Oct. 30, 2018

Abdul Aziz Al Ghurair

UAE, Dubai

Abdul Aziz Al Ghurair

CEO, Mashreq Bank

TBY talks to Abdul Aziz Al Ghurair, CEO of Mashreq Bank, on launching the UAE's first full-fledged digital bank, Dubai's potential as a Fintech hub, and international expansion.


Abdul Aziz Al Ghurair is the CEO of Mashreq Group and member of the Board of Directors of Abdullah Al Ghurair Group of Companies, one of the biggest and most successful business groups in the UAE. In 2012, he was appointed as Chairman of the UAE Banking Federation. Throughout his career he has held various dignitary positions, and his wide experience in the banking industry and business have made him a well-known personality in the region. He was elected as Speaker of the United Arab Emirates Federal National Council (UAE Parliament) for a tenure of four years, which ended in February 2011.

How do you assess Mashreq Bank's contribution to the development and growth of Dubai over the past decades?

Since its inception 50 years ago, Mashreq has not stopped distinguishing itself as a bank of the future. Innovation has been deeply embedded in the DNA of Mashreq throughout; since its foundation in 1967, Mashreq has enabled some of the UAE's iconic projects. The bank has always been at the heart of Dubai's economic boom, undertaking initiatives that were deemed impossible. Starting with the deepening of the Creek in the 1960s, Mashreq enabled the construction of the Dubai's most significant infrastructure projects such as Dubai International Airport, Burj Al Arab, Dubai Metro, Burj Khalifa, and Palm Jumeirah—the first offshore development of its kind at the time; it was built in 2003 for about USD5 billion. Mashreq's commitment to making its customers' lives simpler was evidenced when it introduced industry-first innovative products, such as credit card, ATM, and state-of-the-art mobile banking app. The launch of Mashreq Neo—the UAE's first full-fledged digital bank—is another example of how we addressed emerging customer needs. It also marked a new era in the digital transformation as digital commerce and cashless payments were identified as top government priorities. Mashreq's commitment to a digital future is closely aligned to its strategy of investing heavily in its people, and further developing the Emirati talent pool; Mashreq is one of the few banking institutions to have a dedicated national development program. Notably, the number of UAE nationals who have joined the bank in the past five years has grown exponentially, highlighting the bank's commitment to supporting the UAE's vision to grow future leaders and to foster an empowered Emirati workforce.

How do you access the potential for Dubai becoming a leading regional Fintech hub?

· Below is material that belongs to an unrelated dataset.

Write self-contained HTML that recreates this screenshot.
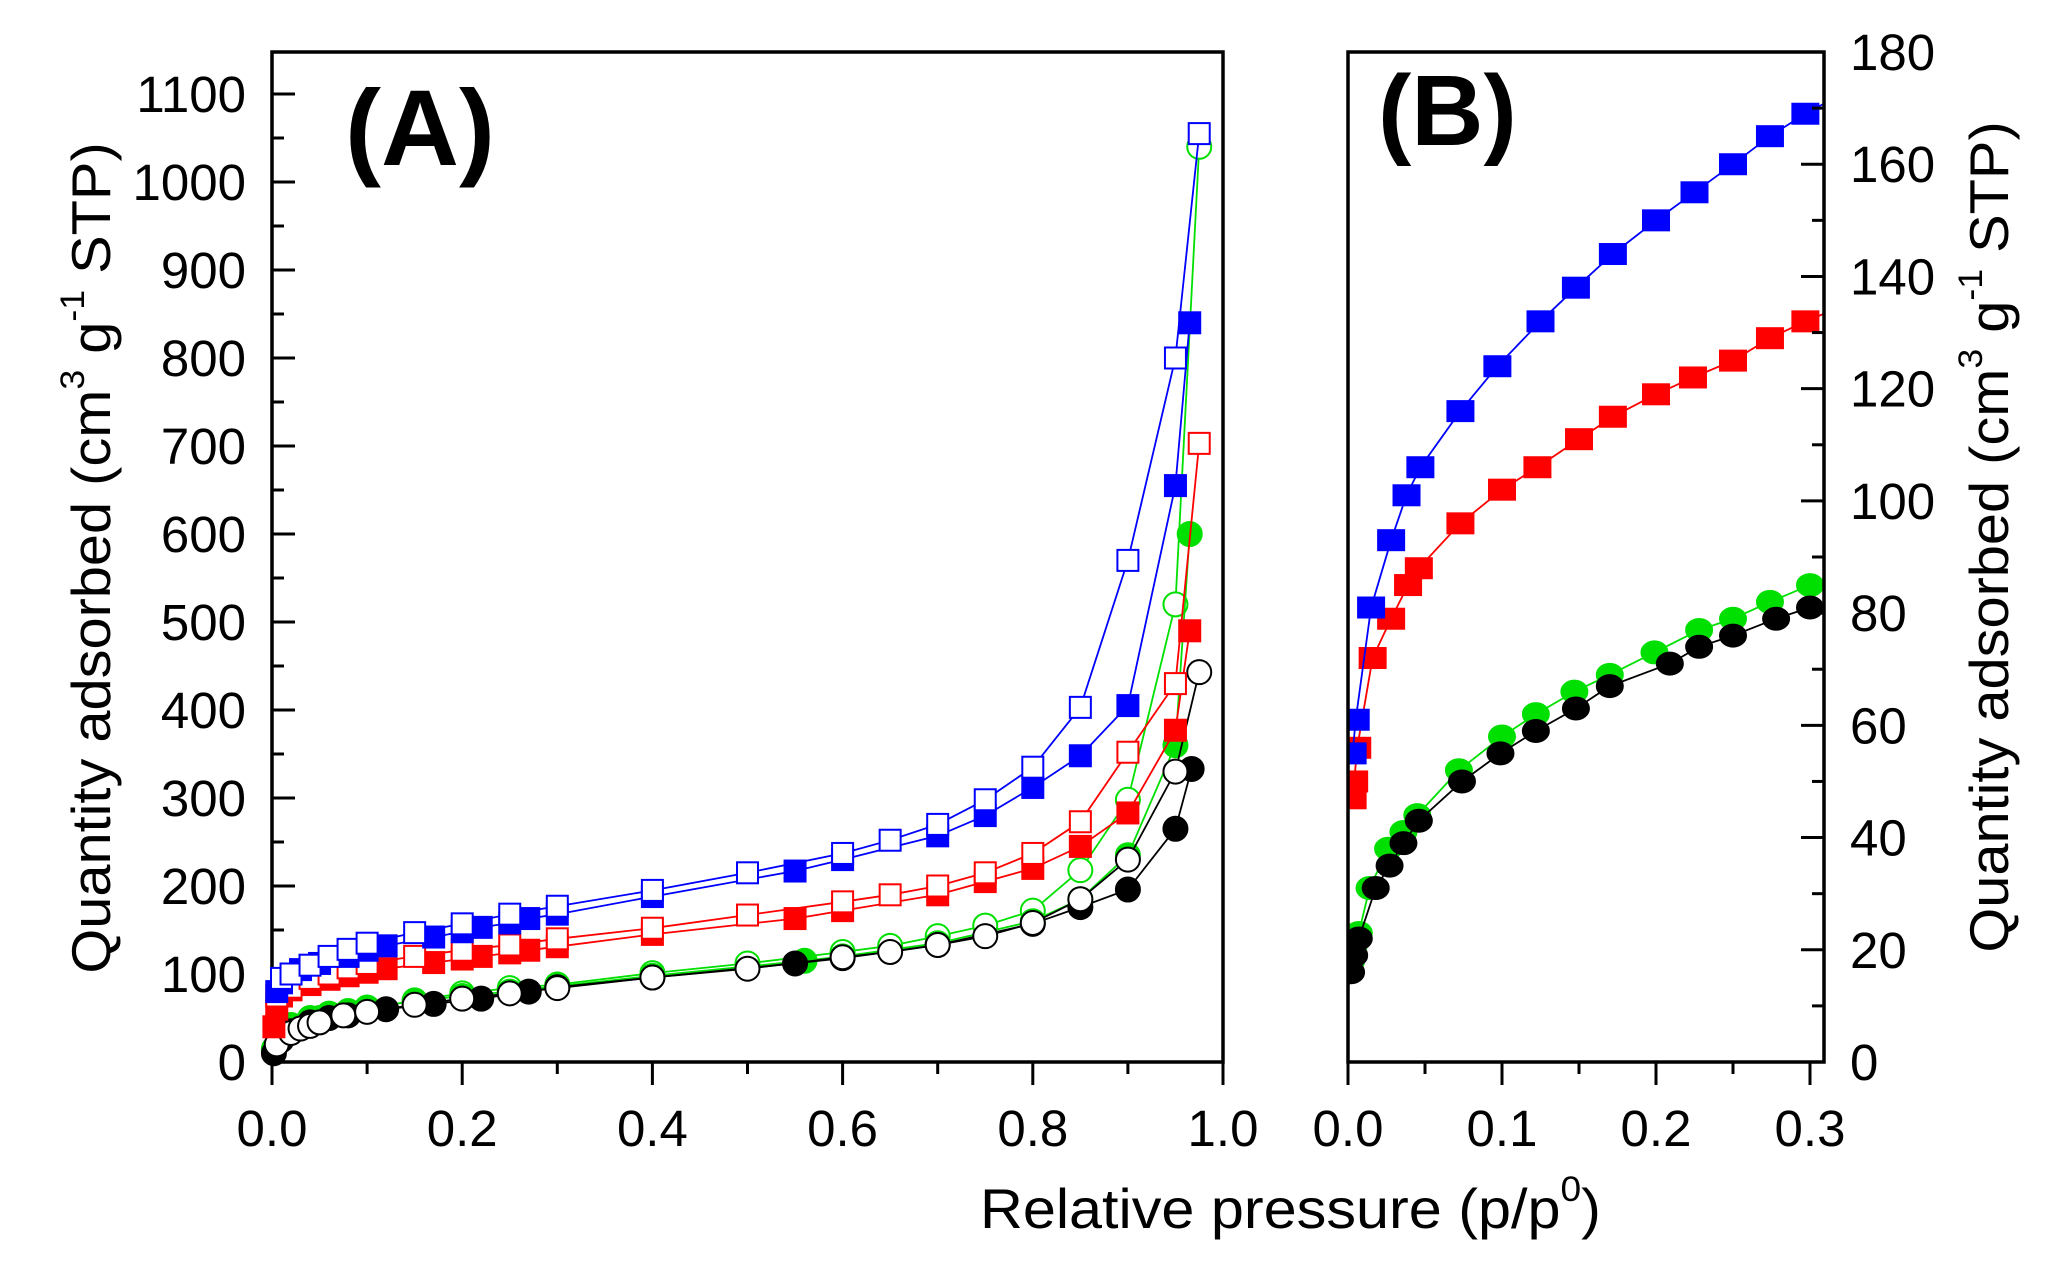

Dubai boasts an unmatched infrastructure and innovation ecosystem, providing a perfect environment for technology and disruptive businesses. In 2017, the Dubai International Financial Center (DIFC) established a USD100 million fund to invest in fintech start-ups. Since 2010, roughly USD100 billion has been invested globally into the fintech industry according to Accenture, clearly demonstrating an immense appetite for its development. Moreover, FinTech Hive, DIFC's start-up accelerator, is one of the first fintech accelerators in the Middle East, Africa, and South Asia region, and Mashreq is a first-round partner in this initiative. Mashreq has managed to stay ahead of the game so far. We have been making significant investments in artificial intelligence, robotics, and future technology over the past two years. This means Mashreq is lessening its reliance on human resources as it prepares for the digital future.

Dubai has been working towards the goal of being the preferred investment destination for foreign capital. How do you assess the success of these efforts?

Dubai attracted USD7.4 billion of inward FDI last year, a 7.1% YoY increase bolstered by investment projects from the US, Europe, and Saudi Arabia. In particular, the emirate is a top global destination to invest in technology and technology transfer, with medium- and high-tech ventures accounting for more than 60% of investment projects, the latest Dubai FDI Monitor report said. The UAE government has been taking steps to increase FDI inflows. These measures include encouraging new businesses to set up in free trade zones with lower registration costs, streamlining regulation in emerging growth sectors such as Fintech, and announcing plans to relax corporate ownership laws. Dubai's performance can be regarded as reasonably well in a not-so-good global trading environment.

What is your outlook for the year ahead?

The economic outlook looks positive with firmer oil prices, easing fiscal consolidation, and the pickup of global trade and investments ahead of Expo 2020. Our key areas of growth will be contract financing, education, healthcare, energy and renewables, and real estate. Outside the UAE, we have a target of around 25-30% revenue contribution from our international franchise. Saudi Arabia, Egypt, and India are important markets for us and we have already launched several initiatives in these countries.